Problem =>
Omit every picture and return the rest of the data unaltered.

Data provided =>
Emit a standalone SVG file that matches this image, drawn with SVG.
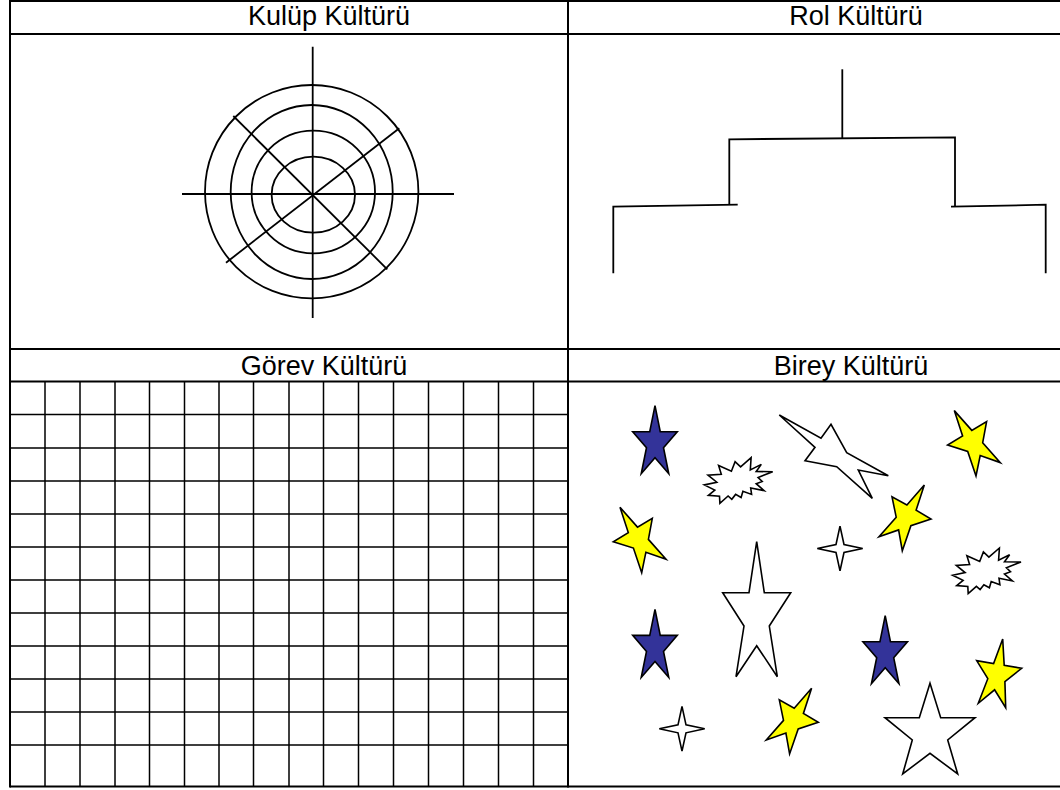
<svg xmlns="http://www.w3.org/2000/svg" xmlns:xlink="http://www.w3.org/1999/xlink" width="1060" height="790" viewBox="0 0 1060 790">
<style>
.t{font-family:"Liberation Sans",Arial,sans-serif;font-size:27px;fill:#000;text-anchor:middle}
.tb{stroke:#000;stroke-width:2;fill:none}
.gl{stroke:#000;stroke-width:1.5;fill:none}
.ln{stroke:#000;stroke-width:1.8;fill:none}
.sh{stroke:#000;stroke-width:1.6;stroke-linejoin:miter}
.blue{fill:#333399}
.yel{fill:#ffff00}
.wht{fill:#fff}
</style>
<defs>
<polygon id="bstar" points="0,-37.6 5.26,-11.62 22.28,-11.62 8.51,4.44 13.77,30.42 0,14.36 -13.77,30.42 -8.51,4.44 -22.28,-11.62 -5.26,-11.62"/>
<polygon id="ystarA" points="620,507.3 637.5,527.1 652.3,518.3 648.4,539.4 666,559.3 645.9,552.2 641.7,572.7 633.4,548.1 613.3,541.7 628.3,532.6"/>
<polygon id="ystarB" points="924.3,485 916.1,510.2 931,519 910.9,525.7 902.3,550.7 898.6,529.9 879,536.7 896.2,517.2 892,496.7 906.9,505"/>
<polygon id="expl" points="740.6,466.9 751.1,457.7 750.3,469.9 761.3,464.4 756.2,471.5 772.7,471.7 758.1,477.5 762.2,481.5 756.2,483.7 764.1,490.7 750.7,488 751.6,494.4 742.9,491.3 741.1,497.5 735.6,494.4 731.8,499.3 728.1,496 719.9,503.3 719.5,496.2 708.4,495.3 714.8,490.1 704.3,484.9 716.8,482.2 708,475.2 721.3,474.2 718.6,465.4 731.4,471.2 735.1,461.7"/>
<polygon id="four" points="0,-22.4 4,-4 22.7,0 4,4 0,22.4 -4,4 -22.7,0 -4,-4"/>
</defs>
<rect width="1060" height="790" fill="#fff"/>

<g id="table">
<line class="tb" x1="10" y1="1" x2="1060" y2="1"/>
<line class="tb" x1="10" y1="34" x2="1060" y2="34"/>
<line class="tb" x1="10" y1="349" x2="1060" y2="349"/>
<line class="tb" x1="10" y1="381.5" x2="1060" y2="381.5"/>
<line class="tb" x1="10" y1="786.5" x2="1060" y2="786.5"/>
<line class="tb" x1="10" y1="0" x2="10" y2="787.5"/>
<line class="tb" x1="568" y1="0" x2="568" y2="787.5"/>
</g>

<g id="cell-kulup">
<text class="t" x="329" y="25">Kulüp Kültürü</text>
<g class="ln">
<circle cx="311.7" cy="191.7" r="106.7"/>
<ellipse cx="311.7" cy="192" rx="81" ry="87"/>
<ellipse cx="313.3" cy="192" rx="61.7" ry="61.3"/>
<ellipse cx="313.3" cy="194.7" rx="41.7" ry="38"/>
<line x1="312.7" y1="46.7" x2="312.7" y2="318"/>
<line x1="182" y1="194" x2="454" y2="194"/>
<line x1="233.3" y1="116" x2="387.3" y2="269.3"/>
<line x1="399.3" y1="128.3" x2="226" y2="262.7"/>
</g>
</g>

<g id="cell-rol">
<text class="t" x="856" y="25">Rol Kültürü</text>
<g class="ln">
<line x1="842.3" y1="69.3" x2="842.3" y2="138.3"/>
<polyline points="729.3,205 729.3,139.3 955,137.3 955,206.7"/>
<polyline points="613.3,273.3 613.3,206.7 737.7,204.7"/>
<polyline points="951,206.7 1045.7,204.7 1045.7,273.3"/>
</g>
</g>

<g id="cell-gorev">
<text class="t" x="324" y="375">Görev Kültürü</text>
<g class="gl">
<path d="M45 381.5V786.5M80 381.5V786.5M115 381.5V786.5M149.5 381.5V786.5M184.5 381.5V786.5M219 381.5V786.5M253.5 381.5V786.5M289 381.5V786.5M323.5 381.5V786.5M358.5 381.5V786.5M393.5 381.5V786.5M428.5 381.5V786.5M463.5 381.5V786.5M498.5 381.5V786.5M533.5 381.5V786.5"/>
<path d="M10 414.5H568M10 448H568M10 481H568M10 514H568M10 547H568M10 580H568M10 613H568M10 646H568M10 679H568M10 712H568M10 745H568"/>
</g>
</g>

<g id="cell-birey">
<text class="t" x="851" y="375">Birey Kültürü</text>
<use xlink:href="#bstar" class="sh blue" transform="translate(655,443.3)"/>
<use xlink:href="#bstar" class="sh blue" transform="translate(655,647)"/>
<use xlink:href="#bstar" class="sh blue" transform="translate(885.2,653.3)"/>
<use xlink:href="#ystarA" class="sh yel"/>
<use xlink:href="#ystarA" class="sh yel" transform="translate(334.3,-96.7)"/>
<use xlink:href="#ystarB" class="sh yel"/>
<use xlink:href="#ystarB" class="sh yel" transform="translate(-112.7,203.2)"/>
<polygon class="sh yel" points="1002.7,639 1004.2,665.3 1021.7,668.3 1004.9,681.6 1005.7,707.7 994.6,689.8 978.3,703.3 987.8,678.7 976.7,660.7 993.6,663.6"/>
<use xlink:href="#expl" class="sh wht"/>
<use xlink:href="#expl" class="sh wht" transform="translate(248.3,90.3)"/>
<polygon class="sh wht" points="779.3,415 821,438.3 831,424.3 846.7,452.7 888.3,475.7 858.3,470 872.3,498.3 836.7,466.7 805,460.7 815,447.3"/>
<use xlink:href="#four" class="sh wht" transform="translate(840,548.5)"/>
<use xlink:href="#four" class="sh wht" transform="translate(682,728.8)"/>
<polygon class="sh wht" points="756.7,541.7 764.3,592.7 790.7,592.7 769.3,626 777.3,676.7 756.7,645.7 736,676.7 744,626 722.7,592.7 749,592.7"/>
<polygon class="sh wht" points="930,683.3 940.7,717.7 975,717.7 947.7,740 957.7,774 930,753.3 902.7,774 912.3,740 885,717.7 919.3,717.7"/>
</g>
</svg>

Written answer =>
Emit a standalone SVG file that matches this image, drawn with SVG.
<svg xmlns="http://www.w3.org/2000/svg" xmlns:xlink="http://www.w3.org/1999/xlink" width="1060" height="790" viewBox="0 0 1060 790">
<style>
.t{font-family:"Liberation Sans",Arial,sans-serif;font-size:27px;fill:#000;text-anchor:middle}
.tb{stroke:#000;stroke-width:2;fill:none}
.gl{stroke:#000;stroke-width:1.5;fill:none}
.ln{stroke:#000;stroke-width:1.8;fill:none}
.sh{stroke:#000;stroke-width:1.6;stroke-linejoin:miter}
.blue{fill:#333399}
.yel{fill:#ffff00}
.wht{fill:#fff}
</style>
<defs>
<polygon id="bstar" points="0,-37.6 5.26,-11.62 22.28,-11.62 8.51,4.44 13.77,30.42 0,14.36 -13.77,30.42 -8.51,4.44 -22.28,-11.62 -5.26,-11.62"/>
<polygon id="ystarA" points="620,507.3 637.5,527.1 652.3,518.3 648.4,539.4 666,559.3 645.9,552.2 641.7,572.7 633.4,548.1 613.3,541.7 628.3,532.6"/>
<polygon id="ystarB" points="924.3,485 916.1,510.2 931,519 910.9,525.7 902.3,550.7 898.6,529.9 879,536.7 896.2,517.2 892,496.7 906.9,505"/>
<polygon id="expl" points="740.6,466.9 751.1,457.7 750.3,469.9 761.3,464.4 756.2,471.5 772.7,471.7 758.1,477.5 762.2,481.5 756.2,483.7 764.1,490.7 750.7,488 751.6,494.4 742.9,491.3 741.1,497.5 735.6,494.4 731.8,499.3 728.1,496 719.9,503.3 719.5,496.2 708.4,495.3 714.8,490.1 704.3,484.9 716.8,482.2 708,475.2 721.3,474.2 718.6,465.4 731.4,471.2 735.1,461.7"/>
<polygon id="four" points="0,-22.4 4,-4 22.7,0 4,4 0,22.4 -4,4 -22.7,0 -4,-4"/>
</defs>
<rect width="1060" height="790" fill="#fff"/>

<g id="table">
<line class="tb" x1="10" y1="1" x2="1060" y2="1"/>
<line class="tb" x1="10" y1="34" x2="1060" y2="34"/>
<line class="tb" x1="10" y1="349" x2="1060" y2="349"/>
<line class="tb" x1="10" y1="381.5" x2="1060" y2="381.5"/>
<line class="tb" x1="10" y1="786.5" x2="1060" y2="786.5"/>
<line class="tb" x1="10" y1="0" x2="10" y2="787.5"/>
<line class="tb" x1="568" y1="0" x2="568" y2="787.5"/>
</g>

<g id="cell-kulup">
<text class="t" x="329" y="25">Kulüp Kültürü</text>
<g class="ln">
<circle cx="311.7" cy="191.7" r="106.7"/>
<ellipse cx="311.7" cy="192" rx="81" ry="87"/>
<ellipse cx="313.3" cy="192" rx="61.7" ry="61.3"/>
<ellipse cx="313.3" cy="194.7" rx="41.7" ry="38"/>
<line x1="312.7" y1="46.7" x2="312.7" y2="318"/>
<line x1="182" y1="194" x2="454" y2="194"/>
<line x1="233.3" y1="116" x2="387.3" y2="269.3"/>
<line x1="399.3" y1="128.3" x2="226" y2="262.7"/>
</g>
</g>

<g id="cell-rol">
<text class="t" x="856" y="25">Rol Kültürü</text>
<g class="ln">
<line x1="842.3" y1="69.3" x2="842.3" y2="138.3"/>
<polyline points="729.3,205 729.3,139.3 955,137.3 955,206.7"/>
<polyline points="613.3,273.3 613.3,206.7 737.7,204.7"/>
<polyline points="951,206.7 1045.7,204.7 1045.7,273.3"/>
</g>
</g>

<g id="cell-gorev">
<text class="t" x="324" y="375">Görev Kültürü</text>
<g class="gl">
<path d="M45 381.5V786.5M80 381.5V786.5M115 381.5V786.5M149.5 381.5V786.5M184.5 381.5V786.5M219 381.5V786.5M253.5 381.5V786.5M289 381.5V786.5M323.5 381.5V786.5M358.5 381.5V786.5M393.5 381.5V786.5M428.5 381.5V786.5M463.5 381.5V786.5M498.5 381.5V786.5M533.5 381.5V786.5"/>
<path d="M10 414.5H568M10 448H568M10 481H568M10 514H568M10 547H568M10 580H568M10 613H568M10 646H568M10 679H568M10 712H568M10 745H568"/>
</g>
</g>

<g id="cell-birey">
<text class="t" x="851" y="375">Birey Kültürü</text>
<use xlink:href="#bstar" class="sh blue" transform="translate(655,443.3)"/>
<use xlink:href="#bstar" class="sh blue" transform="translate(655,647)"/>
<use xlink:href="#bstar" class="sh blue" transform="translate(885.2,653.3)"/>
<use xlink:href="#ystarA" class="sh yel"/>
<use xlink:href="#ystarA" class="sh yel" transform="translate(334.3,-96.7)"/>
<use xlink:href="#ystarB" class="sh yel"/>
<use xlink:href="#ystarB" class="sh yel" transform="translate(-112.7,203.2)"/>
<polygon class="sh yel" points="1002.7,639 1004.2,665.3 1021.7,668.3 1004.9,681.6 1005.7,707.7 994.6,689.8 978.3,703.3 987.8,678.7 976.7,660.7 993.6,663.6"/>
<use xlink:href="#expl" class="sh wht"/>
<use xlink:href="#expl" class="sh wht" transform="translate(248.3,90.3)"/>
<polygon class="sh wht" points="779.3,415 821,438.3 831,424.3 846.7,452.7 888.3,475.7 858.3,470 872.3,498.3 836.7,466.7 805,460.7 815,447.3"/>
<use xlink:href="#four" class="sh wht" transform="translate(840,548.5)"/>
<use xlink:href="#four" class="sh wht" transform="translate(682,728.8)"/>
<polygon class="sh wht" points="756.7,541.7 764.3,592.7 790.7,592.7 769.3,626 777.3,676.7 756.7,645.7 736,676.7 744,626 722.7,592.7 749,592.7"/>
<polygon class="sh wht" points="930,683.3 940.7,717.7 975,717.7 947.7,740 957.7,774 930,753.3 902.7,774 912.3,740 885,717.7 919.3,717.7"/>
</g>
</svg>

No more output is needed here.